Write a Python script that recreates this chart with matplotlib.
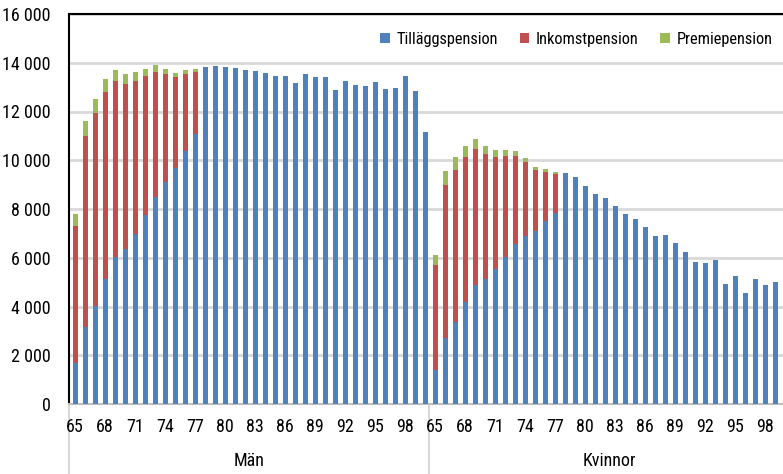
import numpy as np
import matplotlib.pyplot as plt
from matplotlib.lines import Line2D

plt.rcParams['font.family'] = ['Liberation Sans Narrow', 'Noto Sans Condensed', 'DejaVu Sans Condensed',
                               'Roboto Condensed', 'Open Sans Condensed', 'Noto Sans', 'DejaVu Sans']
plt.rcParams['font.stretch'] = 'condensed'

# Ages per group (men 65-100, women 65-99 visible)
men_ages = list(range(65, 101))
women_ages = list(range(65, 100))

# Men: Tilläggspension (blue), Inkomstpension (red), Premiepension (green)
men_tp = [1670, 3150, 4020, 5120, 6020, 6360, 6980, 7740, 8480, 9110, 9680, 10380, 11080,
          13840, 13880, 13840, 13790, 13700, 13660, 13580, 13470, 13470, 13180, 13550,
          13430, 13430, 12900, 13270, 13100, 13060, 13230, 12940, 12980, 13470, 12850, 11170]
men_ip = [5630, 7850, 7910, 7690, 7230, 6770, 6280, 5720, 5140, 4430, 3740, 3160, 2540]
men_pp = [490, 615, 590, 530, 450, 410, 370, 290, 290, 205, 165, 165, 125]

# Women
women_tp = [1410, 2720, 3380, 4200, 4880, 5130, 5540, 6030, 6580, 6910, 7100, 7510, 7840,
            9480, 9310, 8950, 8620, 8450, 8120, 7800, 7590, 7260, 6890, 6930, 6610,
            6240, 5830, 5790, 5910, 4920, 5250, 4550, 5130, 4880, 5010]
women_ip = [4290, 6260, 6220, 5940, 5580, 5130, 4600, 4150, 3600, 3020, 2500, 2010, 1600]
women_pp = [410, 575, 530, 450, 410, 330, 290, 250, 210, 165, 125, 125, 80]

series_names = ['Tilläggspension', 'Inkomstpension', 'Premiepension']
colors = ['#4F81BD', '#C0504D', '#9BBB59']

tp = np.array(men_tp + women_tp, dtype=float)
ip = np.zeros(len(tp))
pp = np.zeros(len(tp))
ip[:len(men_ip)] = men_ip
pp[:len(men_pp)] = men_pp
w0 = len(men_ages)
ip[w0:w0 + len(women_ip)] = women_ip
pp[w0:w0 + len(women_pp)] = women_pp
x = np.arange(len(tp))

W, H = 783, 474
fs = 13
fig = plt.figure(figsize=(W / 100, H / 100), dpi=100)
ax = fig.add_axes([69 / W, 1 - 404 / H, 714 / W, 390 / H])

bw = 0.5
ax.bar(x, tp, bw, color=colors[0], label=series_names[0], zorder=3)
ax.bar(x, ip, bw, bottom=tp, color=colors[1], label=series_names[1], zorder=3)
ax.bar(x, pp, bw, bottom=tp + ip, color=colors[2], label=series_names[2], zorder=3)

ax.set_xlim(-0.6, 70.8)
ax.set_ylim(0, 16000)
yt = np.arange(0, 16001, 2000)
ax.set_yticks(yt)
ax.set_yticklabels([f'{v:,}'.replace(',', ' ') for v in yt], fontsize=fs)
ax.yaxis.grid(True, color='#d9d9d9', linewidth=2, zorder=0)
ax.set_axisbelow(True)

# x ticks: every third age within each group
xt, xl = [], []
for i, a in enumerate(men_ages):
    if (a - 65) % 3 == 0:
        xt.append(i)
        xl.append(str(a))
for i, a in enumerate(women_ages):
    if (a - 65) % 3 == 0:
        xt.append(w0 + i)
        xl.append(str(a))
ax.set_xticks(xt)
ax.set_xticklabels(xl, fontsize=fs)
ax.tick_params(axis='both', length=0)
ax.tick_params(axis='y', pad=13)
ax.tick_params(axis='x', pad=10)

ax.spines['right'].set_visible(False)
ax.spines['top'].set_color('black')
ax.spines['top'].set_linewidth(1.5)
ax.spines['left'].set_color('black')
ax.spines['left'].set_linewidth(1.5)
ax.spines['bottom'].set_color('#bfbfbf')
ax.spines['bottom'].set_linewidth(1.5)

# group labels and separators below axis
fig.text(249 / W, 1 - 461 / H, 'Män', ha='center', va='center', fontsize=fs)
fig.text(609 / W, 1 - 461 / H, 'Kvinnor', ha='center', va='center', fontsize=fs)
for px in (69, 429):
    fig.add_artist(Line2D([px / W, px / W], [0, 1 - 404 / H], color='#d9d9d9',
                          linewidth=1.5, zorder=-1))

ax.legend(loc='upper right', bbox_to_anchor=(779 / W, 1 - 25 / H), bbox_transform=fig.transFigure,
          ncol=3, frameon=False, fontsize=11.8, handlelength=0.6, handleheight=0.6,
          handletextpad=0.4, columnspacing=1.3, borderaxespad=0)

fig.savefig('out.png', dpi=100)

Written task: Reproduce the data above in full, exactly as it is, with the pictures left out.

Reply to the task:
Write a Python script that recreates this chart with matplotlib.
import numpy as np
import matplotlib.pyplot as plt
from matplotlib.lines import Line2D

plt.rcParams['font.family'] = ['Liberation Sans Narrow', 'Noto Sans Condensed', 'DejaVu Sans Condensed',
                               'Roboto Condensed', 'Open Sans Condensed', 'Noto Sans', 'DejaVu Sans']
plt.rcParams['font.stretch'] = 'condensed'

# Ages per group (men 65-100, women 65-99 visible)
men_ages = list(range(65, 101))
women_ages = list(range(65, 100))

# Men: Tilläggspension (blue), Inkomstpension (red), Premiepension (green)
men_tp = [1670, 3150, 4020, 5120, 6020, 6360, 6980, 7740, 8480, 9110, 9680, 10380, 11080,
          13840, 13880, 13840, 13790, 13700, 13660, 13580, 13470, 13470, 13180, 13550,
          13430, 13430, 12900, 13270, 13100, 13060, 13230, 12940, 12980, 13470, 12850, 11170]
men_ip = [5630, 7850, 7910, 7690, 7230, 6770, 6280, 5720, 5140, 4430, 3740, 3160, 2540]
men_pp = [490, 615, 590, 530, 450, 410, 370, 290, 290, 205, 165, 165, 125]

# Women
women_tp = [1410, 2720, 3380, 4200, 4880, 5130, 5540, 6030, 6580, 6910, 7100, 7510, 7840,
            9480, 9310, 8950, 8620, 8450, 8120, 7800, 7590, 7260, 6890, 6930, 6610,
            6240, 5830, 5790, 5910, 4920, 5250, 4550, 5130, 4880, 5010]
women_ip = [4290, 6260, 6220, 5940, 5580, 5130, 4600, 4150, 3600, 3020, 2500, 2010, 1600]
women_pp = [410, 575, 530, 450, 410, 330, 290, 250, 210, 165, 125, 125, 80]

series_names = ['Tilläggspension', 'Inkomstpension', 'Premiepension']
colors = ['#4F81BD', '#C0504D', '#9BBB59']

tp = np.array(men_tp + women_tp, dtype=float)
ip = np.zeros(len(tp))
pp = np.zeros(len(tp))
ip[:len(men_ip)] = men_ip
pp[:len(men_pp)] = men_pp
w0 = len(men_ages)
ip[w0:w0 + len(women_ip)] = women_ip
pp[w0:w0 + len(women_pp)] = women_pp
x = np.arange(len(tp))

W, H = 783, 474
fs = 13
fig = plt.figure(figsize=(W / 100, H / 100), dpi=100)
ax = fig.add_axes([69 / W, 1 - 404 / H, 714 / W, 390 / H])

bw = 0.5
ax.bar(x, tp, bw, color=colors[0], label=series_names[0], zorder=3)
ax.bar(x, ip, bw, bottom=tp, color=colors[1], label=series_names[1], zorder=3)
ax.bar(x, pp, bw, bottom=tp + ip, color=colors[2], label=series_names[2], zorder=3)

ax.set_xlim(-0.6, 70.8)
ax.set_ylim(0, 16000)
yt = np.arange(0, 16001, 2000)
ax.set_yticks(yt)
ax.set_yticklabels([f'{v:,}'.replace(',', ' ') for v in yt], fontsize=fs)
ax.yaxis.grid(True, color='#d9d9d9', linewidth=2, zorder=0)
ax.set_axisbelow(True)

# x ticks: every third age within each group
xt, xl = [], []
for i, a in enumerate(men_ages):
    if (a - 65) % 3 == 0:
        xt.append(i)
        xl.append(str(a))
for i, a in enumerate(women_ages):
    if (a - 65) % 3 == 0:
        xt.append(w0 + i)
        xl.append(str(a))
ax.set_xticks(xt)
ax.set_xticklabels(xl, fontsize=fs)
ax.tick_params(axis='both', length=0)
ax.tick_params(axis='y', pad=13)
ax.tick_params(axis='x', pad=10)

ax.spines['right'].set_visible(False)
ax.spines['top'].set_color('black')
ax.spines['top'].set_linewidth(1.5)
ax.spines['left'].set_color('black')
ax.spines['left'].set_linewidth(1.5)
ax.spines['bottom'].set_color('#bfbfbf')
ax.spines['bottom'].set_linewidth(1.5)

# group labels and separators below axis
fig.text(249 / W, 1 - 461 / H, 'Män', ha='center', va='center', fontsize=fs)
fig.text(609 / W, 1 - 461 / H, 'Kvinnor', ha='center', va='center', fontsize=fs)
for px in (69, 429):
    fig.add_artist(Line2D([px / W, px / W], [0, 1 - 404 / H], color='#d9d9d9',
                          linewidth=1.5, zorder=-1))

ax.legend(loc='upper right', bbox_to_anchor=(779 / W, 1 - 25 / H), bbox_transform=fig.transFigure,
          ncol=3, frameon=False, fontsize=11.8, handlelength=0.6, handleheight=0.6,
          handletextpad=0.4, columnspacing=1.3, borderaxespad=0)

fig.savefig('out.png', dpi=100)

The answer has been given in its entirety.